— BEGIN Data lines —
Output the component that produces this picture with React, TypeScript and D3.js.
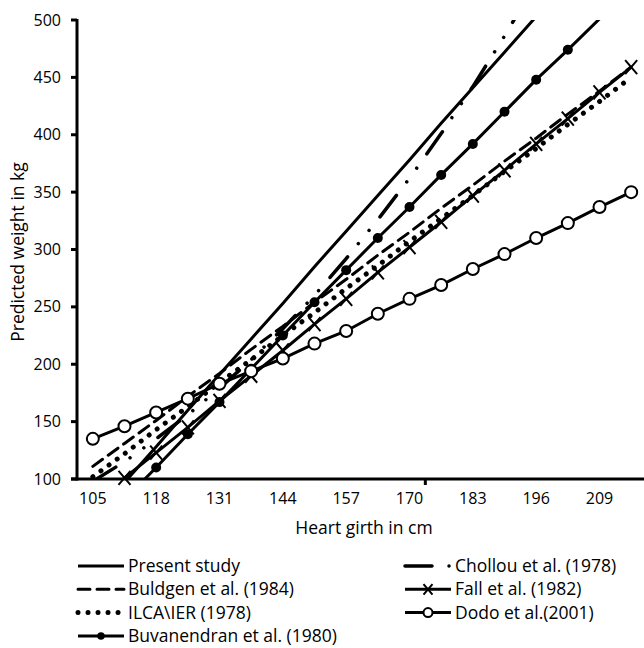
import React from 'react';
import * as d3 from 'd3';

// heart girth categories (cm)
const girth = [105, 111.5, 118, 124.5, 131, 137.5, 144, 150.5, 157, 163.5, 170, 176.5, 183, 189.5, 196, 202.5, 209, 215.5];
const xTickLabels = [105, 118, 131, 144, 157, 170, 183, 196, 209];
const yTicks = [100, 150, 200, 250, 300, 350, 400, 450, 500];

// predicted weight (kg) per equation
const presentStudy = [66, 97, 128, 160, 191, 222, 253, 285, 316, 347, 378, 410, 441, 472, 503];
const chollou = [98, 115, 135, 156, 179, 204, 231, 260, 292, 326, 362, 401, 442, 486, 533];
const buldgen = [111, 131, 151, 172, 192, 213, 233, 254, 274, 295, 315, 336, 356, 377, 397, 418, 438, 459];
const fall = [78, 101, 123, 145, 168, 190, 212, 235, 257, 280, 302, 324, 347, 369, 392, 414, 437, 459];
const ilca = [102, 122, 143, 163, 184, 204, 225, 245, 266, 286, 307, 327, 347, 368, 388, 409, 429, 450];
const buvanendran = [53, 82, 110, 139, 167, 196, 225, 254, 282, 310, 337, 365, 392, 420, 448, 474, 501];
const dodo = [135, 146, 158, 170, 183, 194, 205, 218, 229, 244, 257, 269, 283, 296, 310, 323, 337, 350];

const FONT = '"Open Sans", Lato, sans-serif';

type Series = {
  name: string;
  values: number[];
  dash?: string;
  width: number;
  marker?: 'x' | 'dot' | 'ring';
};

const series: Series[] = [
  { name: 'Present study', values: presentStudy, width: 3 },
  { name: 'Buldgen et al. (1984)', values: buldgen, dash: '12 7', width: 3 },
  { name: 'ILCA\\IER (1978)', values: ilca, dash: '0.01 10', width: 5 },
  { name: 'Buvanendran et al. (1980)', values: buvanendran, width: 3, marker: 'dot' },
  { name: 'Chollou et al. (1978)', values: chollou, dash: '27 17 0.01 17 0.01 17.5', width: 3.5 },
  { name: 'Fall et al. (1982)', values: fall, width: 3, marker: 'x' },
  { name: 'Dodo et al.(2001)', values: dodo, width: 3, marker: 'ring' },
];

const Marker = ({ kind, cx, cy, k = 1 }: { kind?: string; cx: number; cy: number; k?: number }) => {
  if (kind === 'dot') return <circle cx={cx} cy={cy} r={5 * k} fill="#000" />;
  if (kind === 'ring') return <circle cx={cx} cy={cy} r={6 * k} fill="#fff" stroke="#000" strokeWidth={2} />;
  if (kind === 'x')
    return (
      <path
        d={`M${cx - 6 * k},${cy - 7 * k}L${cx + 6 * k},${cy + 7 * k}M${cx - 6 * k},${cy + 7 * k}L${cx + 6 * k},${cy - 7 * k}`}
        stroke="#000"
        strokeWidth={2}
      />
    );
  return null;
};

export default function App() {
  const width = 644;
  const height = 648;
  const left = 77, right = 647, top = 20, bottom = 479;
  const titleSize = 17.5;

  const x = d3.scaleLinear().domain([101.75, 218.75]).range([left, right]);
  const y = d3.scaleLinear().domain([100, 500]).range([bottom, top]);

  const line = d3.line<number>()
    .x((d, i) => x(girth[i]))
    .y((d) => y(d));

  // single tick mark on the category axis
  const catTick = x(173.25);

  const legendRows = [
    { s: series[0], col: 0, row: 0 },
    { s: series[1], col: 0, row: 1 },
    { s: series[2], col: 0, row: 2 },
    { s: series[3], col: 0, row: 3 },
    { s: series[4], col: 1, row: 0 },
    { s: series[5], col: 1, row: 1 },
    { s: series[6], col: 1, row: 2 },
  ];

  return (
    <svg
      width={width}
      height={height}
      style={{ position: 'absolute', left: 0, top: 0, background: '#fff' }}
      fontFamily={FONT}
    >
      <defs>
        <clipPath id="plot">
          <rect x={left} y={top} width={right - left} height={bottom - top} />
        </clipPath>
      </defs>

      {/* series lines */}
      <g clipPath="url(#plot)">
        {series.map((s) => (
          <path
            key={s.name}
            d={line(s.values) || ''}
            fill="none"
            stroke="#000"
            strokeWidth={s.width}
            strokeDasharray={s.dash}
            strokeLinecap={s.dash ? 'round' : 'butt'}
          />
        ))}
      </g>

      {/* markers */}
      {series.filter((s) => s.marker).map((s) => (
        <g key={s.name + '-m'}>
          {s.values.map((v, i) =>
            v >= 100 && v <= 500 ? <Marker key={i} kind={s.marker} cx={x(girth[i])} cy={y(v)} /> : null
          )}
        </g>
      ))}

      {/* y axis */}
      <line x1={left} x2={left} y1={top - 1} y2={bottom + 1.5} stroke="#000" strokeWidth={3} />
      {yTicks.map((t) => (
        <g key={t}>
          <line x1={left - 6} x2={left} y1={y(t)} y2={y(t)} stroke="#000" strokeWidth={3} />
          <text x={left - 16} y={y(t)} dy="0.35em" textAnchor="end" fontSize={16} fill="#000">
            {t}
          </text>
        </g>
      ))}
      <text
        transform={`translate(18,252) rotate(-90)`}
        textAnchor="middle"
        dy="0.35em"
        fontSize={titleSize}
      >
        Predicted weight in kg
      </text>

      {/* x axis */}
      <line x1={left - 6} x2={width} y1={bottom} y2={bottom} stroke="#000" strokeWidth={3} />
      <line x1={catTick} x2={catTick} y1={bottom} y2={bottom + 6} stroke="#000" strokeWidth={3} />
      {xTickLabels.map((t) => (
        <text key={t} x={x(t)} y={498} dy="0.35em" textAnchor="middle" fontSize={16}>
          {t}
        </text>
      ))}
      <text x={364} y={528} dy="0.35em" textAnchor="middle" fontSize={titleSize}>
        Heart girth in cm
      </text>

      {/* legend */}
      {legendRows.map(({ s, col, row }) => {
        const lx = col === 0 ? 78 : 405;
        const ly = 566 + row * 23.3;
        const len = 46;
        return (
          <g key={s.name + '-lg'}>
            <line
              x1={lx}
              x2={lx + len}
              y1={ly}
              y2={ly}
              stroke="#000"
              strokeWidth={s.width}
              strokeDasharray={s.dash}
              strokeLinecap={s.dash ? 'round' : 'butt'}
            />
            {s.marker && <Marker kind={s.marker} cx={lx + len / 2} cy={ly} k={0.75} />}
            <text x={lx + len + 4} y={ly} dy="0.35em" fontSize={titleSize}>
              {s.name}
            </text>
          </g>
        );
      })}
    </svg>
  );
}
— END Data lines —
— BEGIN Data lines —
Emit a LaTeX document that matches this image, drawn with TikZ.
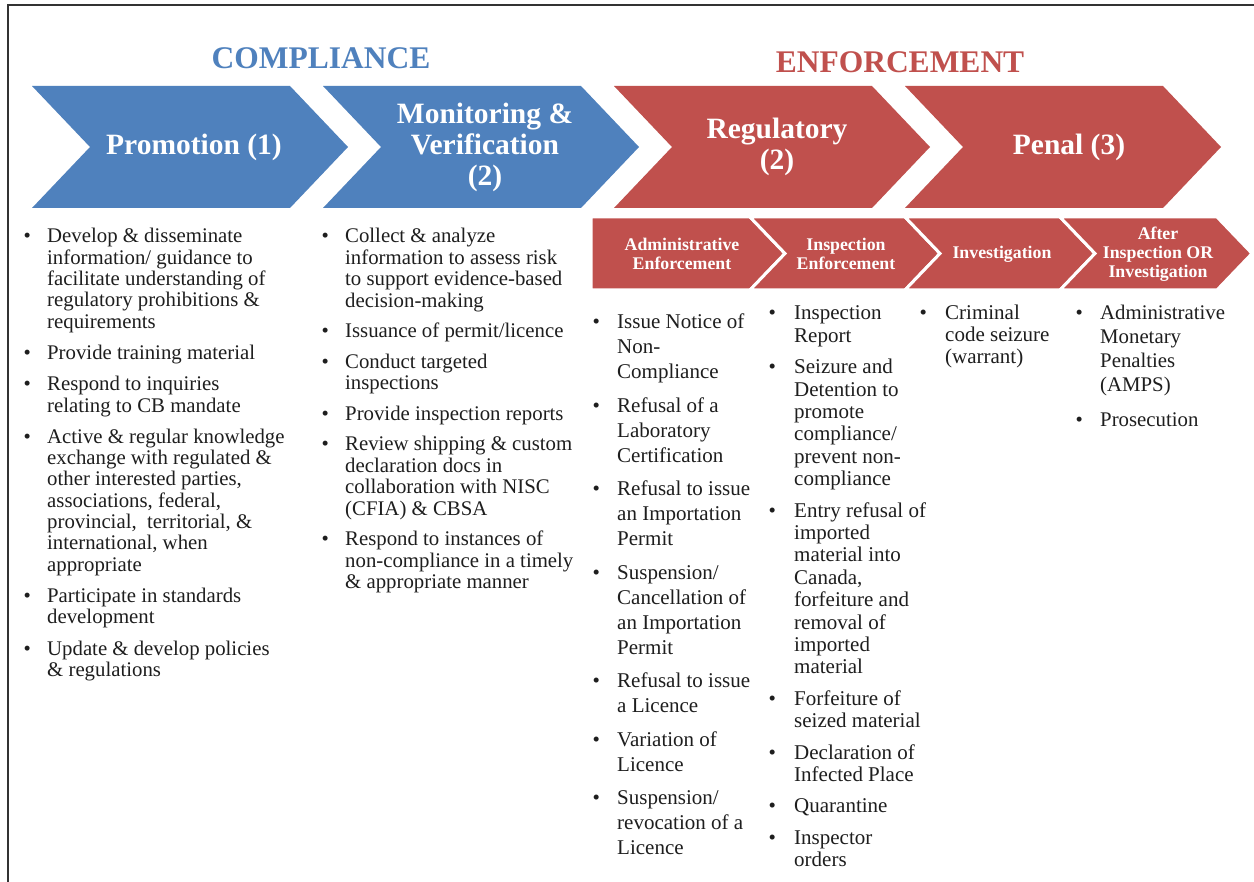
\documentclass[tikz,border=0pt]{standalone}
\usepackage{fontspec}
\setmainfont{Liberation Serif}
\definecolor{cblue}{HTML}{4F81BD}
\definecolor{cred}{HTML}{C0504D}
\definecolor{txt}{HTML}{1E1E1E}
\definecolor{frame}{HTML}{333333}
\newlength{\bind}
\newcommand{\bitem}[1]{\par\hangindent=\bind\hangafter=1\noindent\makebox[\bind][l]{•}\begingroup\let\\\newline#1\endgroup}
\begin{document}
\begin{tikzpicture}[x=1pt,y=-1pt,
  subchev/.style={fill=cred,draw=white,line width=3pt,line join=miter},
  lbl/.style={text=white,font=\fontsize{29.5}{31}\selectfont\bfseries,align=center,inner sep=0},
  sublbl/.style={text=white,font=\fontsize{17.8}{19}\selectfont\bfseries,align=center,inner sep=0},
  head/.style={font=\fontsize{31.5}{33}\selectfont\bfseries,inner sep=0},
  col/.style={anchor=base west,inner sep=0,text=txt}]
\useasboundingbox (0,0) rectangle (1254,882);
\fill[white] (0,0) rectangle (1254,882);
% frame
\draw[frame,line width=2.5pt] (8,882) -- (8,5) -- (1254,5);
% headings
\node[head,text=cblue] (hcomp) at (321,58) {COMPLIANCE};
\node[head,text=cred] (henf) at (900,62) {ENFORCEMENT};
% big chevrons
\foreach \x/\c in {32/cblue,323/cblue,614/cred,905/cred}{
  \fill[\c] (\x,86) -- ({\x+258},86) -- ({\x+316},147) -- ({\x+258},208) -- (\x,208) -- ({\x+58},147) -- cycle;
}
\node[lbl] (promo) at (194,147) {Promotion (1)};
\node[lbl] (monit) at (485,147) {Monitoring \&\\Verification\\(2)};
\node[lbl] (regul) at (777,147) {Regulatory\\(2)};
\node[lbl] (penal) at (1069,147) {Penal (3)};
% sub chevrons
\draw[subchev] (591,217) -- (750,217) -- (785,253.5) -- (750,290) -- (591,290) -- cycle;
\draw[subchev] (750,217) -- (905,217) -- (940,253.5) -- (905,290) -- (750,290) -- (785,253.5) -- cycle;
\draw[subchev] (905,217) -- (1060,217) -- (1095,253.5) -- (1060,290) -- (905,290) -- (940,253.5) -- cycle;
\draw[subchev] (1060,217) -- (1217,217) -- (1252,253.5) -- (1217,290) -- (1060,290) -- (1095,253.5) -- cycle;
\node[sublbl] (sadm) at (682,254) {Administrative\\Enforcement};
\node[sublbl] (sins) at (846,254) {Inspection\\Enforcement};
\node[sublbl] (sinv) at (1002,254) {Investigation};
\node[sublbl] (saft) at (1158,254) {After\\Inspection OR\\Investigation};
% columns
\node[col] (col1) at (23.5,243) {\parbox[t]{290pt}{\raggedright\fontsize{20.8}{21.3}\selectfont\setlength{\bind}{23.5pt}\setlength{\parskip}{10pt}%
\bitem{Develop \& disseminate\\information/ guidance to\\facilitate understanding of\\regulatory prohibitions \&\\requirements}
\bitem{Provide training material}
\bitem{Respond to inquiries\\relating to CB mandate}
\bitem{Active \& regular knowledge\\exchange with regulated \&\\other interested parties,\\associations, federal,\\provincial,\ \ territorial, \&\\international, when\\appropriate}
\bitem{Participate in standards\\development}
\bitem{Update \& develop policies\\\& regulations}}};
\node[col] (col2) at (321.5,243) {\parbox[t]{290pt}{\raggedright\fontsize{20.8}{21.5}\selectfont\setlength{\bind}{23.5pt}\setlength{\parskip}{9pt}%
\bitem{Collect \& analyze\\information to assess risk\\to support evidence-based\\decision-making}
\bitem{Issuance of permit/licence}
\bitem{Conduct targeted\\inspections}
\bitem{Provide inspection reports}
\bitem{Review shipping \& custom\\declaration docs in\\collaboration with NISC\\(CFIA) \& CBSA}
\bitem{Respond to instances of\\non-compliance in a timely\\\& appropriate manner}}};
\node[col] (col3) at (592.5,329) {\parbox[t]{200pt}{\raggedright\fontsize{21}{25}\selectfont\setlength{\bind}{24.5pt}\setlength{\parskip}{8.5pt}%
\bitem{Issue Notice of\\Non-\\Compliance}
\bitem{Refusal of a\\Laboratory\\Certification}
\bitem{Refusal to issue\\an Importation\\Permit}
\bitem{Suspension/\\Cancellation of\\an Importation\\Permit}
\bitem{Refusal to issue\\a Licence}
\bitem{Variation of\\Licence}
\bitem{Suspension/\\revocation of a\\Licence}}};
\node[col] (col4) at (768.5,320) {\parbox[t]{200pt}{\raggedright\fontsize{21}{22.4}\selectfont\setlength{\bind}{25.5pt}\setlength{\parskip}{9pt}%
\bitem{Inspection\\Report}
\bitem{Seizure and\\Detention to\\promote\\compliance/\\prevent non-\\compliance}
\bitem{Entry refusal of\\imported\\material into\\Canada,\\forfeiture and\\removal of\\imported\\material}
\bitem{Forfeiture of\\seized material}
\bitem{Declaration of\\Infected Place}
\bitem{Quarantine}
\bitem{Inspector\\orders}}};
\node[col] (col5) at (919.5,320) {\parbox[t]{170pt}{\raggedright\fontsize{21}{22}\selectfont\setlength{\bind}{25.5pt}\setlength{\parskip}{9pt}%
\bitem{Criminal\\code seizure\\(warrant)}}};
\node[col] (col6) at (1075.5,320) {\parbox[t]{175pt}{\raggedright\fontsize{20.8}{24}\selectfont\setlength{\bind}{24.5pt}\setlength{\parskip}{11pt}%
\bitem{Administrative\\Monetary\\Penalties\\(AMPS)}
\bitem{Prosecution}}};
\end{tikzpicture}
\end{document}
— END Data lines —
— BEGIN Data lines —
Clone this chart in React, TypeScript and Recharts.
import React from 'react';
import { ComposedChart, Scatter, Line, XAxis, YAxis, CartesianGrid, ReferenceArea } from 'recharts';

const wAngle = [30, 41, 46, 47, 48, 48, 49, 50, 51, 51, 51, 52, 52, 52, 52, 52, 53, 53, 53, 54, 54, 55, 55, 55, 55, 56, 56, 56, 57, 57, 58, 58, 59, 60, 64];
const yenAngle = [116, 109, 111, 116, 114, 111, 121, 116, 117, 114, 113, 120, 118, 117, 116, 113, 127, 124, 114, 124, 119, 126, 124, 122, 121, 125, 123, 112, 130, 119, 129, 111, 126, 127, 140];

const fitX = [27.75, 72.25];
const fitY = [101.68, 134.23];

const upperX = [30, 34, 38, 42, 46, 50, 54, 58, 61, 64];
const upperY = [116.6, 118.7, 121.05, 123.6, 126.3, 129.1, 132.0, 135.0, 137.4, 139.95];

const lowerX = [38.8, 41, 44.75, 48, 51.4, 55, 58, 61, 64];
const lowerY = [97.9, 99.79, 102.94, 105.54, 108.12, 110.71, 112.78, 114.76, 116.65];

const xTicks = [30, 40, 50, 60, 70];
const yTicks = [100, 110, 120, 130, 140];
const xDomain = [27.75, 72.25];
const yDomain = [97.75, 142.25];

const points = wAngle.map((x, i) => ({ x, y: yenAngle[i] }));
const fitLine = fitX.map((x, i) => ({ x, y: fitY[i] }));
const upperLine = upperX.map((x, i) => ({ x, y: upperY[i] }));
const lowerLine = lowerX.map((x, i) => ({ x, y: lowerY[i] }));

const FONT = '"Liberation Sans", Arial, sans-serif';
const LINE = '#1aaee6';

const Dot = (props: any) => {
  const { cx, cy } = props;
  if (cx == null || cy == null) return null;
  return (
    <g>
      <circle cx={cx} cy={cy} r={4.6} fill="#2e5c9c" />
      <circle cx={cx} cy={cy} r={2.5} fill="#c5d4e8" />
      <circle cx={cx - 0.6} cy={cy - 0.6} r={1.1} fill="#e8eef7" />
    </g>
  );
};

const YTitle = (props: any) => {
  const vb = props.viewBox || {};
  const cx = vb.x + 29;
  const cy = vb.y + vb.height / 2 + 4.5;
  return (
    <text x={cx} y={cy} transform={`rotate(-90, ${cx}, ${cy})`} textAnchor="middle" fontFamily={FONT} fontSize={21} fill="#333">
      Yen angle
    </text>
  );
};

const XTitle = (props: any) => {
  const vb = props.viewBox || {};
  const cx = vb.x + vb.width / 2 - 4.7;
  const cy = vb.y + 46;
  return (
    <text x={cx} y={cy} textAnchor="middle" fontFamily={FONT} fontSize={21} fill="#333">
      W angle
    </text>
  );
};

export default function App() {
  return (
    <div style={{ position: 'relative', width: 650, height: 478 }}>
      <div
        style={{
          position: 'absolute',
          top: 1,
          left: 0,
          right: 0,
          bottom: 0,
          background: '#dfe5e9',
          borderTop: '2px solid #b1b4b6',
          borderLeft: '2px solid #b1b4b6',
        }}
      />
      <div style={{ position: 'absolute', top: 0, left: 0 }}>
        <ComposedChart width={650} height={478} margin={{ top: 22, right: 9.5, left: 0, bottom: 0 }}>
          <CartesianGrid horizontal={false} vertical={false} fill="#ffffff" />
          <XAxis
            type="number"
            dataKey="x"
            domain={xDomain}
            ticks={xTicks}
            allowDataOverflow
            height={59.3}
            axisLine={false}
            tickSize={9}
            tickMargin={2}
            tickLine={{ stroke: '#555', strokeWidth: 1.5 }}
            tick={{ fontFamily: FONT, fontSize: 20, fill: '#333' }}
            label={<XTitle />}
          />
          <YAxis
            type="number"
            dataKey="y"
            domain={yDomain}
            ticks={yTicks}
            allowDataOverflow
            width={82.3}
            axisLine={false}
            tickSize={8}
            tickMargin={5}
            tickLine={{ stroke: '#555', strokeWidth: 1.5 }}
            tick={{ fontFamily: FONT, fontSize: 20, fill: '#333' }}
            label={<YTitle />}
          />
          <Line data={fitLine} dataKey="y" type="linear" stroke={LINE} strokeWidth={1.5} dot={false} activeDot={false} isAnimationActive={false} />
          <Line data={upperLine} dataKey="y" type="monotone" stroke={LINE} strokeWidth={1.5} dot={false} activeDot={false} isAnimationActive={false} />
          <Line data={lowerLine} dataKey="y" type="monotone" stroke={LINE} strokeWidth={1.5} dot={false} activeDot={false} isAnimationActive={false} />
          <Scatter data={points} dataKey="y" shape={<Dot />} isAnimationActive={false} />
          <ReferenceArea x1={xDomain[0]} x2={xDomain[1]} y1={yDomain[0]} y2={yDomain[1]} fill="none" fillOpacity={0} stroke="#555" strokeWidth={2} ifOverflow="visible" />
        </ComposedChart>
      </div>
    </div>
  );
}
— END Data lines —
# Requirements
Set down the lines running from the one with "Output the component" through the one with "400, 450, 500];", both ends kept, exactly and with no pictures.

# Written response
Output the component that produces this picture with React, TypeScript and D3.js.
import React from 'react';
import * as d3 from 'd3';

// heart girth categories (cm)
const girth = [105, 111.5, 118, 124.5, 131, 137.5, 144, 150.5, 157, 163.5, 170, 176.5, 183, 189.5, 196, 202.5, 209, 215.5];
const xTickLabels = [105, 118, 131, 144, 157, 170, 183, 196, 209];
const yTicks = [100, 150, 200, 250, 300, 350, 400, 450, 500];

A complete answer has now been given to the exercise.